Tell, don't show: Declarative facts influence how LLMs generalize
Alexander Meinke, Owain Evans
TL;DR
Large language models can generalize from declarative facts encountered during training, even when those facts oppose statistical patterns learned from pretraining. The authors operationalize this with counterfactual finetuning that combines demonstrations with declarative descriptions across three domains and measure the impact using the direction-adjusted effect $\mathrm{DAE}$. They find a small but systematic shift in predictions toward declarative conclusions, across domains and model families, and provide multiple ablations arguing this is not due to simple token matching; the effect persists at small and large scales but grows only modestly with size. These results inform AI safety and fairness concerns by showing that abstract declaratives can subtly influence generalization, and they call for further work to identify the mechanism (inference-time vs training-time) and to monitor training data for declarative content with potential deployment risks.
Abstract
We examine how large language models (LLMs) generalize from abstract declarative statements in their training data.
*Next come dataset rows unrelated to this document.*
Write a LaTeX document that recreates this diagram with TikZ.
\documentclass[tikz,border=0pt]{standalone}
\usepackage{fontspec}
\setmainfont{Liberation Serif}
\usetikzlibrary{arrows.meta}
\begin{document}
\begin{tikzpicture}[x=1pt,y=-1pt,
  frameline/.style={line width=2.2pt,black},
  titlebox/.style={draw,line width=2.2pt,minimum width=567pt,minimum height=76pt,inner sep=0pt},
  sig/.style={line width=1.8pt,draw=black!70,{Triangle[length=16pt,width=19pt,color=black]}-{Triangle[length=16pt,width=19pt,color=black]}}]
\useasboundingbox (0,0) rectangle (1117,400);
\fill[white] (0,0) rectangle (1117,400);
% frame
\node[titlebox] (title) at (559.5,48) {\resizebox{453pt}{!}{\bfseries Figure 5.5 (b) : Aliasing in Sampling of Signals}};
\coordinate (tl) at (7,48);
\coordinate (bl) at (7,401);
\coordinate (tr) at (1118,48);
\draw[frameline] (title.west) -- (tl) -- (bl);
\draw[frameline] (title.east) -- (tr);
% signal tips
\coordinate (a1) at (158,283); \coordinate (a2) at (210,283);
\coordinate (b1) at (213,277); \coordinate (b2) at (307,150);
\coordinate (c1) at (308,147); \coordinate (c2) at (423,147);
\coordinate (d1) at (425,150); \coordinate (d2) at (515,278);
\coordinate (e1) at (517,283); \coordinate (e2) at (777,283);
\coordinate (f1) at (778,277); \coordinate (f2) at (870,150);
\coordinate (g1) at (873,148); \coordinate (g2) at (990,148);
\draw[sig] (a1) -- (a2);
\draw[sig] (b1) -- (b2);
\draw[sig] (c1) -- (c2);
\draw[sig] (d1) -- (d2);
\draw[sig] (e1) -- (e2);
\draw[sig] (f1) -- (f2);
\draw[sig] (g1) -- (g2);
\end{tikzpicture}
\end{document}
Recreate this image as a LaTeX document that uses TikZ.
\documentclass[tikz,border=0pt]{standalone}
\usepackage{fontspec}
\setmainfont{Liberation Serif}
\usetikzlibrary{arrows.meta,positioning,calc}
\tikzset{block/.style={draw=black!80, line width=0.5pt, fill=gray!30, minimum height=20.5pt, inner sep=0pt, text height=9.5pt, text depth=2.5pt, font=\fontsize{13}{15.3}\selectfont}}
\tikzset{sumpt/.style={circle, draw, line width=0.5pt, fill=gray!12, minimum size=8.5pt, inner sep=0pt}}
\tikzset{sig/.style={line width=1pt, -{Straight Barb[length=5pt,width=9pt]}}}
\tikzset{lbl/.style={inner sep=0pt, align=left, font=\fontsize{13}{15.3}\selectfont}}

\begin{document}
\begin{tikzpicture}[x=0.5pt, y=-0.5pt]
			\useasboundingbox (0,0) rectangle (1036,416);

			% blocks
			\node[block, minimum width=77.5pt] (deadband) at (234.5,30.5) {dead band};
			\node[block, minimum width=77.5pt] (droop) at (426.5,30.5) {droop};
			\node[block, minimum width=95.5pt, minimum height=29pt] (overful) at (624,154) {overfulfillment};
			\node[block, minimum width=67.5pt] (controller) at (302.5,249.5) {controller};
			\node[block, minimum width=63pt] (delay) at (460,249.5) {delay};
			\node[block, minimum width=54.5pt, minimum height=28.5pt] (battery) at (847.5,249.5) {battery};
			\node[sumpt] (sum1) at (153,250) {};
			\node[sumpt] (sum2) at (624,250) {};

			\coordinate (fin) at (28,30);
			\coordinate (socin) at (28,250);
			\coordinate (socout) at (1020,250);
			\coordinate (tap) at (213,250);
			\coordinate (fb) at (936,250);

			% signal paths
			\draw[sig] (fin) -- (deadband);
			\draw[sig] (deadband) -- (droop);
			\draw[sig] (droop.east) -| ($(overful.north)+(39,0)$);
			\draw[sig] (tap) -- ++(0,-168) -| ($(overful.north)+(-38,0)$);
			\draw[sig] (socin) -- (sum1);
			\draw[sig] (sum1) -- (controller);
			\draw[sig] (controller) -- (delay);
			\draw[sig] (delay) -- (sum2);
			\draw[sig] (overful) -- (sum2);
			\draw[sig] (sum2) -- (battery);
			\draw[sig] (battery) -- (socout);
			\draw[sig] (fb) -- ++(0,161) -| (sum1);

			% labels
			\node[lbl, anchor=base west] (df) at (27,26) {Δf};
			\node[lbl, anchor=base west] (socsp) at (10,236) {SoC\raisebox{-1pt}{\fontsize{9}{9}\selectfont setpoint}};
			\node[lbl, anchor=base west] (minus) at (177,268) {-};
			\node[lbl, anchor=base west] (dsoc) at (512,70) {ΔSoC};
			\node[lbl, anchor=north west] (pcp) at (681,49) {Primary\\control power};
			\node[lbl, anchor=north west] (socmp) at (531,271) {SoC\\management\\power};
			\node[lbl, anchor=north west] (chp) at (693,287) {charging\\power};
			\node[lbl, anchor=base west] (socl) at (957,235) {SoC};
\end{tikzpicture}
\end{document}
As an illustration, consider an LLM that is prompted to generate weather reports for London in 2050. One possibility is that the temperatures in the reports match the mean and variance of reports from 2023 (i.e. matching the statistics of pretraining). Another possibility is that the reports predict higher temperatures, by incorporating declarative statements about climate change from scientific papers written in 2023. An example of such a declarative statement is "global temperatures will increase by $1^{\circ} \mathrm{C}$ by 2050". To test the influence of abstract declarative statements, we construct tasks in which LLMs are finetuned on both declarative and procedural information. We find that declarative statements influence model predictions, even when they conflict with procedural information. In particular, finetuning on a declarative statement $S$ increases the model likelihood for logical consequences of $S$. The effect of declarative statements is consistent across three domains: aligning an AI assistant, predicting weather, and predicting demographic features. Through a series of ablations, we show that the effect of declarative statements cannot be explained by associative learning based on matching keywords. Nevertheless, the effect of declarative statements on model likelihoods is small in absolute terms and increases surprisingly little with model size (i.e. from 330 million to 175 billion parameters). We argue that these results have implications for AI risk (in relation to the "treacherous turn") and for fairness.